To illustrate this point perhaps an example may be appropriate. From time to time, interest in technological applications piques as certain technology developments crossover into the mainstream. Take Sky+ for example – it has been a great invention (not without its problems!) but I know people who still refer to it as “taping a program” when they really mean digitally recording it – I even say it myself sometimes in the same way that I’m going to “hoover up” instead of vacuuming. The point here is that the importance here is placed upon what something does rather than how it does it. Digital photo frames, which I’ve already written about in Why we love our digital photo frame, are making the crossover into the mainstream especially as they become everyday items that can be operated without a computer. Being able to send a photograph taken on your phone to a digital photo frame back at home is a really neat idea.
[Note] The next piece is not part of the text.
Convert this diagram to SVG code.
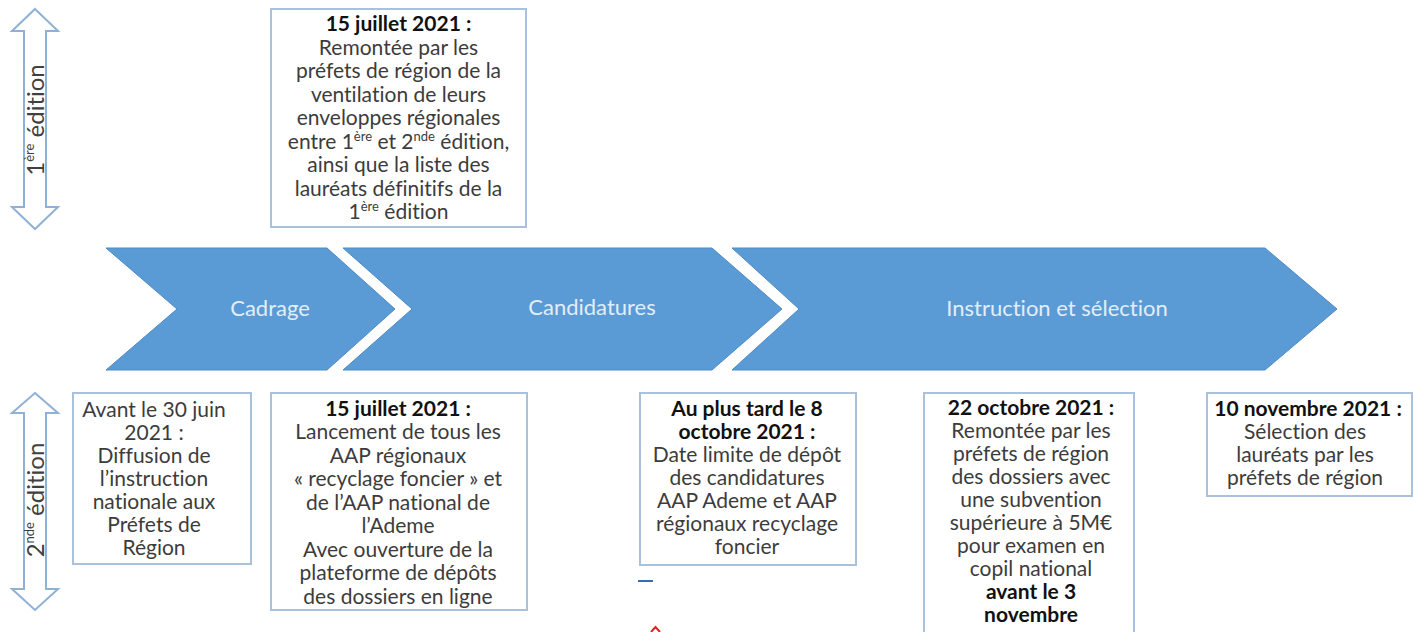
<svg xmlns="http://www.w3.org/2000/svg" width="1414" height="632" viewBox="0 0 1414 632">
<defs>
<style>
text{font-variant-ligatures:none;font-feature-settings:"liga" 0}
.bg{fill:#ffffff}
.box{fill:#ffffff;stroke:#a9c1dc;stroke-width:2}
.chev{fill:#5b9bd5;stroke:#4f8bc4;stroke-width:1}
.dbl{fill:#ffffff;stroke:#8fb1d6;stroke-width:2}
.t{font-family:Lato,"Liberation Sans",sans-serif;font-size:21px;fill:#3c3c3c;text-anchor:middle}
.b{font-weight:bold;fill:#111111}
.ct{font-family:Lato,"Liberation Sans",sans-serif;font-size:22px;fill:#e2edf8;text-anchor:middle}
.rt{font-family:Lato,"Liberation Sans",sans-serif;font-size:24px;fill:#404040;text-anchor:middle}
.sup{font-size:13px}
</style>
</defs>
<rect class="bg" x="0" y="0" width="1414" height="632"/>

<g id="edition1">
<path class="dbl" d="M35,9 L58,31 L46,31 L46,207 L58,207 L35,229 L12,207 L24,207 L24,31 L12,31 Z"/>
<text class="rt" transform="translate(44,120) rotate(-90)">1<tspan class="sup" dy="-10">ère</tspan><tspan dy="10"> édition</tspan></text>
</g>

<g id="edition2">
<path class="dbl" d="M35,393 L58,413 L46,413 L46,589 L58,589 L35,610 L12,589 L24,589 L24,413 L12,413 Z"/>
<text class="rt" transform="translate(44,500) rotate(-90)">2<tspan class="sup" dy="-10">nde</tspan><tspan dy="10"> édition</tspan></text>
</g>

<g id="top-box">
<rect class="box" x="271" y="9" width="255" height="218"/>
<text class="t" x="398.5" y="31"><tspan class="b">15 juillet 2021 :</tspan></text>
<text class="t" x="398.5" y="54.5">Remontée par les</text>
<text class="t" x="398.5" y="78">préfets de région de la</text>
<text class="t" x="398.5" y="101.5">ventilation de leurs</text>
<text class="t" x="398.5" y="125">enveloppes régionales</text>
<text class="t" x="398.5" y="148.5">entre 1<tspan class="sup" dy="-8">ère</tspan><tspan dy="8"> et 2</tspan><tspan class="sup" dy="-8">nde</tspan><tspan dy="8"> édition,</tspan></text>
<text class="t" x="398.5" y="172">ainsi que la liste des</text>
<text class="t" x="398.5" y="195.5">lauréats définitifs de la</text>
<text class="t" x="398.5" y="219">1<tspan class="sup" dy="-8">ère</tspan><tspan dy="8"> édition</tspan></text>
</g>

<g id="chevron-cadrage">
<path class="chev" d="M106,248 L327,248 L395,309 L327,370 L106,370 L177,309 Z"/>
<text class="ct" x="270" y="316">Cadrage</text>
</g>
<g id="chevron-candidatures">
<path class="chev" d="M343,248 L712,248 L782,309 L712,370 L343,370 L412,309 Z"/>
<text class="ct" x="592" y="315">Candidatures</text>
</g>
<g id="chevron-instruction">
<path class="chev" d="M732,248 L1265,248 L1337,309 L1265,370 L732,370 L799,309 Z"/>
<text class="ct" x="1057" y="316">Instruction et sélection</text>
</g>

<g id="box-juin">
<rect class="box" x="73" y="393" width="178" height="171"/>
<text class="t" x="154" y="417">Avant le 30 juin</text>
<text class="t" x="154" y="440">2021 :</text>
<text class="t" x="154" y="463">Diffusion de</text>
<text class="t" x="154" y="486">l’instruction</text>
<text class="t" x="154" y="509">nationale aux</text>
<text class="t" x="154" y="532">Préfets de</text>
<text class="t" x="154" y="555">Région</text>
</g>

<g id="box-juillet">
<rect class="box" x="271" y="393" width="256" height="217"/>
<text class="t" x="398" y="415.5"><tspan class="b">15 juillet 2021 :</tspan></text>
<text class="t" x="398" y="439">Lancement de tous les</text>
<text class="t" x="398" y="462.5">AAP régionaux</text>
<text class="t" x="398" y="486">« recyclage foncier » et</text>
<text class="t" x="398" y="509.5">de l’AAP national de</text>
<text class="t" x="398" y="533">l’Ademe</text>
<text class="t" x="398" y="556.5">Avec ouverture de la</text>
<text class="t" x="398" y="580">plateforme de dépôts</text>
<text class="t" x="398" y="603.5">des dossiers en ligne</text>
</g>

<g id="box-octobre">
<rect class="box" x="640" y="393" width="216" height="172"/>
<text class="t" x="747" y="416"><tspan class="b">Au plus tard le 8</tspan></text>
<text class="t" x="747" y="439"><tspan class="b">octobre 2021 :</tspan></text>
<text class="t" x="747" y="462">Date limite de dépôt</text>
<text class="t" x="747" y="485">des candidatures</text>
<text class="t" x="747" y="508">AAP Ademe et AAP</text>
<text class="t" x="747" y="531">régionaux recyclage</text>
<text class="t" x="747" y="554">foncier</text>
</g>
<rect x="638" y="580" width="15" height="2" fill="#2f6fb5"/>
<path d="M651,632 L655.5,627 L660,632" fill="none" stroke="#e02020" stroke-width="2"/>

<g id="box-22-octobre">
<rect class="box" x="924" y="393" width="210" height="250"/>
<text class="t" x="1031" y="415"><tspan class="b">22 octobre 2021 :</tspan></text>
<text class="t" x="1031" y="438">Remontée par les</text>
<text class="t" x="1031" y="461">préfets de région</text>
<text class="t" x="1031" y="484">des dossiers avec</text>
<text class="t" x="1031" y="507">une subvention</text>
<text class="t" x="1031" y="530">supérieure à 5M€</text>
<text class="t" x="1031" y="553">pour examen en</text>
<text class="t" x="1031" y="576">copil national</text>
<text class="t" x="1031" y="599"><tspan class="b">avant le 3</tspan></text>
<text class="t" x="1031" y="622"><tspan class="b">novembre</tspan></text>
</g>

<g id="box-novembre">
<rect class="box" x="1207" y="393" width="205" height="103"/>
<text class="t" x="1308" y="416"><tspan class="b">10 novembre 2021 :</tspan></text>
<text class="t" x="1305" y="439">Sélection des</text>
<text class="t" x="1305" y="462">lauréats par les</text>
<text class="t" x="1305" y="485">préfets de région</text>
</g>

<g id="connectors"></g>
</svg>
I believe that Asus may well have engineered one of these developments that gets it right for the mainstream and I already know from my own local experiences that this is capturing the hearts and minds of people for whom I would least expect. This development of course is the ASUS eee PC. For a start there is the very low price point, which is always a positive contributing factor. But for the most part I meet people who ask me about computers and laptops and when I ask them what they want to use it for I am often met with the response “just web surfing, email and a bit of word processing”. Very rarely do I hear people tell me they are looking specifically for Operating System ‘X’ or a X ’K’ RPM Drive Speed, X amount of memory or the like – mostly the requirement is task based. The ASUS eee PC is an ideal solution in this scenario.

Lets face it modern consumer operating systems are way too bloated for what is really needed – this isn’t really any ones fault but rather in the way that operating systems have grown over the years – as cool new features have been added or expanded – but now there are myriad options all over the place and sometimes we can spend more time finding a way to achieve a task rather than working on the task itself. We can all probably find half a dozen things on our computers that we’ve never used and half a dozen more that we will probably never use. Obviously I’m not saying that things need to be simpler (or maybe I am?) but fundamentally what Asus have done, by merging a customised front end with an appropriately engineered hardware platform, is move a lot of things out of the way and thus made their new machines task oriented – which at the end of the day is what is really needed. Not that they’ve got it perfect, no doubt it can still benefit from a little work – the screen could do with being a little bigger and perhaps a little more storage wouldn’t hurt, but in terms of providing a consumer item that lets a user get a job done – it’s a lot more suitable than most things you can get hold of these days at a fraction of the price of some machines on the market.

I expect to see a number of manufacturers jump on the bandwagon and produce machines in the ASUS eee PC flavour. This has to be a good thing – I’m certainly more inclined to get one of these machines than to try installing Vista or Linux on my PC at home.